**Records provided:**
◆ ◆ ◆ ◆ ◆ ◆ ◆
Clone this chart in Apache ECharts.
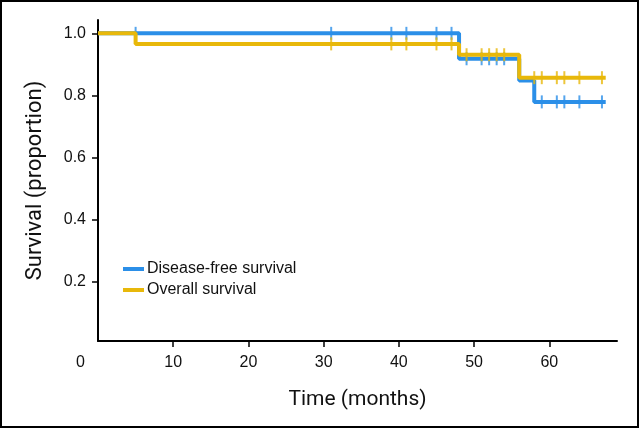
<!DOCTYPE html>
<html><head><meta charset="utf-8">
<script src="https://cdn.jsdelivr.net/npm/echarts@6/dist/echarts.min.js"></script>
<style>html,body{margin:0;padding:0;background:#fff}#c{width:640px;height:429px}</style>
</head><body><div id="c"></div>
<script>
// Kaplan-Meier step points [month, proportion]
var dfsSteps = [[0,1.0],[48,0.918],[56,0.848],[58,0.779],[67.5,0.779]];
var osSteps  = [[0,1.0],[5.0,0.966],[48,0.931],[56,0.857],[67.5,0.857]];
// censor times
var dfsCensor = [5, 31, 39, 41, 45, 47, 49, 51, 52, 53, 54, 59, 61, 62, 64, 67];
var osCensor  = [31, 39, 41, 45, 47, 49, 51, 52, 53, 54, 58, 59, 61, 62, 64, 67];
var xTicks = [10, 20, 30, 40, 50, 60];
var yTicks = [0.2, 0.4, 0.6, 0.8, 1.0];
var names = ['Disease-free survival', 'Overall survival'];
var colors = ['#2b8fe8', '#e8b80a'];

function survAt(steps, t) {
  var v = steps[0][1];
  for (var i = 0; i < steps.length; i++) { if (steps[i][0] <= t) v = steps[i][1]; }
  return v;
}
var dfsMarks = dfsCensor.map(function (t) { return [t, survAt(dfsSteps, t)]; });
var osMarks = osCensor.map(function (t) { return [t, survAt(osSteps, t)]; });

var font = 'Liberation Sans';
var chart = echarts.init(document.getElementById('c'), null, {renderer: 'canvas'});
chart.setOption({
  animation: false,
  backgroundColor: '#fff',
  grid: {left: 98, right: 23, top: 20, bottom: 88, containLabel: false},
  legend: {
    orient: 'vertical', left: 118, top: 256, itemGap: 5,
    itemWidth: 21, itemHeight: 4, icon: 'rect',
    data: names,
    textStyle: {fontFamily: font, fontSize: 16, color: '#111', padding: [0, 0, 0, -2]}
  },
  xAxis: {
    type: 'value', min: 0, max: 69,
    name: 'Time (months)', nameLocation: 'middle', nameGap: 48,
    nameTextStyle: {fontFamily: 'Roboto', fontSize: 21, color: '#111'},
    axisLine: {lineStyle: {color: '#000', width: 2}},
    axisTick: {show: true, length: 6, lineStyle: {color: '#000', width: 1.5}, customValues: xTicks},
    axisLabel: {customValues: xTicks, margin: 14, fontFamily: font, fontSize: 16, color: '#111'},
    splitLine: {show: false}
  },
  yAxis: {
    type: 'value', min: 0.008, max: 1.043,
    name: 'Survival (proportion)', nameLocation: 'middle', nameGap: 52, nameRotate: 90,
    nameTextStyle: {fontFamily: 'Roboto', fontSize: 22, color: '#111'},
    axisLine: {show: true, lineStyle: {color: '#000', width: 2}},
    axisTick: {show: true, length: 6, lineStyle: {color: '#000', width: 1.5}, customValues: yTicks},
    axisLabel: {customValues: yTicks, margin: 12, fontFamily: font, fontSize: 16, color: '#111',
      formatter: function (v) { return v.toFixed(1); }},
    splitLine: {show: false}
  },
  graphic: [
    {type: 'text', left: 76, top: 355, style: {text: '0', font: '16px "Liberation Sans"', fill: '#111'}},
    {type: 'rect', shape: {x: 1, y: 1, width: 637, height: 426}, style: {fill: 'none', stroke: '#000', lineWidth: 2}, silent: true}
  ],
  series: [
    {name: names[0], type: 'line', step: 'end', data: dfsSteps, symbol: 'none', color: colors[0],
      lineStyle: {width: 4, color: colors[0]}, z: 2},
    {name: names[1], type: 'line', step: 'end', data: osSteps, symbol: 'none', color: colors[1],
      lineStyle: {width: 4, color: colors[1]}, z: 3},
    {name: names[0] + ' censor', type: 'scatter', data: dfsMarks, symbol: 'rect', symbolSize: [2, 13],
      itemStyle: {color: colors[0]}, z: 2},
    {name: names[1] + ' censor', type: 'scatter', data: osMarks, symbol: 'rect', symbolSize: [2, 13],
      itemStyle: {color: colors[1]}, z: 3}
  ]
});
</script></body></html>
◆ ◆ ◆ ◆ ◆ ◆ ◆
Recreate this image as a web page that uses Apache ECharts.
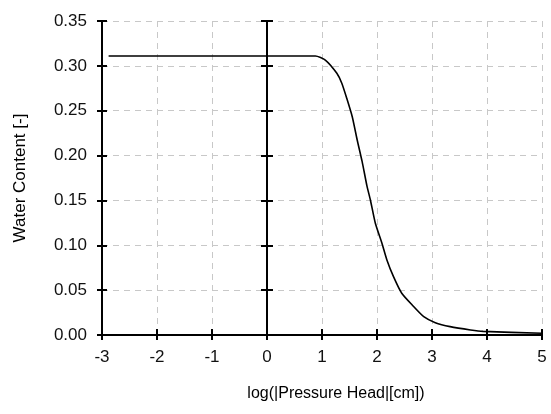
◆ ◆ ◆ ◆ ◆ ◆ ◆
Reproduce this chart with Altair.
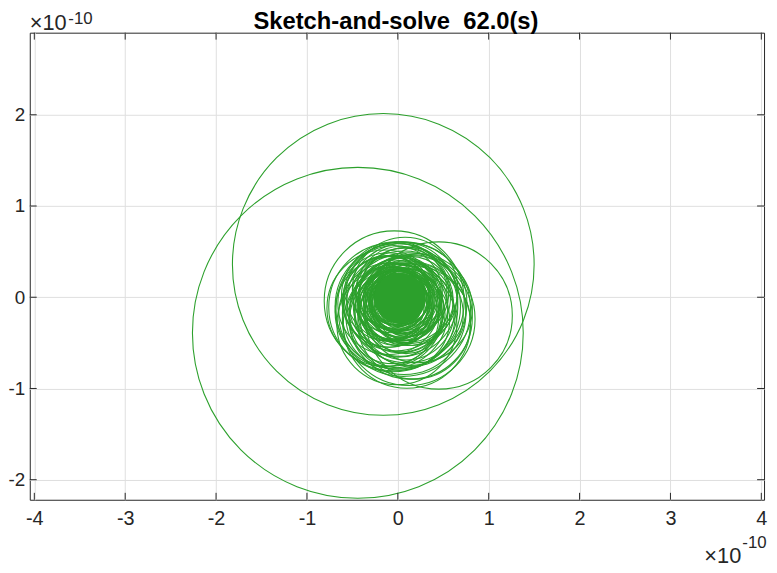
◆ ◆ ◆ ◆ ◆ ◆ ◆
**Task prompt:** Start at the line above containing "Clone this chart in Apache ECharts." and stop at the line containing "var colors = ['#2b8fe8', '#e8b80a'];": print those lines and everything between them exactly, but not the pictures.

**The solution:**
Clone this chart in Apache ECharts.
<!DOCTYPE html>
<html><head><meta charset="utf-8">
<script src="https://cdn.jsdelivr.net/npm/echarts@6/dist/echarts.min.js"></script>
<style>html,body{margin:0;padding:0;background:#fff}#c{width:640px;height:429px}</style>
</head><body><div id="c"></div>
<script>
// Kaplan-Meier step points [month, proportion]
var dfsSteps = [[0,1.0],[48,0.918],[56,0.848],[58,0.779],[67.5,0.779]];
var osSteps  = [[0,1.0],[5.0,0.966],[48,0.931],[56,0.857],[67.5,0.857]];
// censor times
var dfsCensor = [5, 31, 39, 41, 45, 47, 49, 51, 52, 53, 54, 59, 61, 62, 64, 67];
var osCensor  = [31, 39, 41, 45, 47, 49, 51, 52, 53, 54, 58, 59, 61, 62, 64, 67];
var xTicks = [10, 20, 30, 40, 50, 60];
var yTicks = [0.2, 0.4, 0.6, 0.8, 1.0];
var names = ['Disease-free survival', 'Overall survival'];
var colors = ['#2b8fe8', '#e8b80a'];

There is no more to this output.